The set, which looks so good at first, contributes to the sense of alienation. It screams, “This script is important!”, but that commentary is unnecessary, and the actors often look lost in the architectural vastness.
There are casting and performance problems, too. Gabrielle Rose is flat-out bad as Joe’s Mormon mother Hannah and in a number of other roles. She overacts at every opportunity, growling, shredding her nasal voice, and popping her plosives. Playing Harper, Celine Stubel finds the meaning as she goes, which is admirable—but not enough. Harper is one of the great female roles of the English canon and Harper’s vulnerability is very close to the heart of this play; Stubel’s Harper is never nearly as raw or engaging as she needs to be.
Brian Markinson plays Cohn. Cohn is another gift of a role, but Markinson delivers a pedestrian performance, satisfying himself with making basic sense of the part, but squandering the opportunity it offers for virtuosity. Properly capitalized upon, Cohn’s eccentricity energizes Millennium Approaches; it’s part of the script’s conceptual extravagance.
Happily, other actors fare better. Damien Atkins inhabits Prior in this production. I bought every word and gesture and often found myself surprised and moved. There’s a scene in which Prior tears a strip off Louis for abandoning him, and a moment in which Prior reacts to his friend Belize’s reassurance that, whatever happens, Belize will be there with him. Thanks to Atkins’s skinlessness, both of these elements are heartbreaking.
Stephen Jackman-Torkoff delivers a winningly playful, responsive Belize, and bonus: both Atkins’s Prior and Jackman-Torkoff’s Belize come across as credibly gay, unlike all of the other supposedly gay figures onstage.
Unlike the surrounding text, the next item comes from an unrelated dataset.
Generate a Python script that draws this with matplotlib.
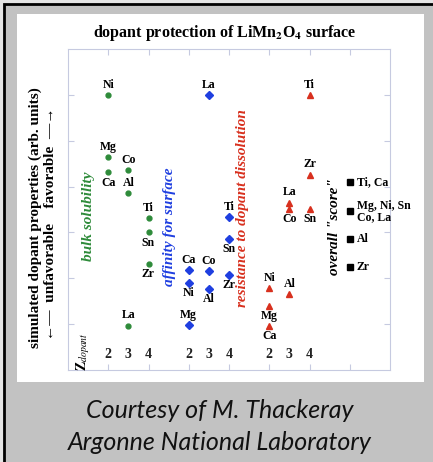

Although I didn’t buy Ryan Biel’s Louis as a homo, I very much appreciated his quirky, accessible humanity—and that humanity, which he constructs from a combination of vulnerability and eccentricity, is an important gift. I also very much appreciated the honesty of Craig Erickson’s emotional struggles as Joe.
In the play’s closing moments, the set reasserts itself. I don’t want to give too much away but I will say that the crescendo involves a dizzying flow of fabric.
This Millennium Approaches is far from perfect. But it has its rewards. And it offers an opportunity to enjoy a truly great script.
ANGELS IN AMERICA, PART ONE: MILLENNIUM APPROACHES by Tony Kushner. Directed by Kim Collier. An Arts Club production at the Stanley Industrial Alliance Stage on Wednesday, March 29. Continues until April 23.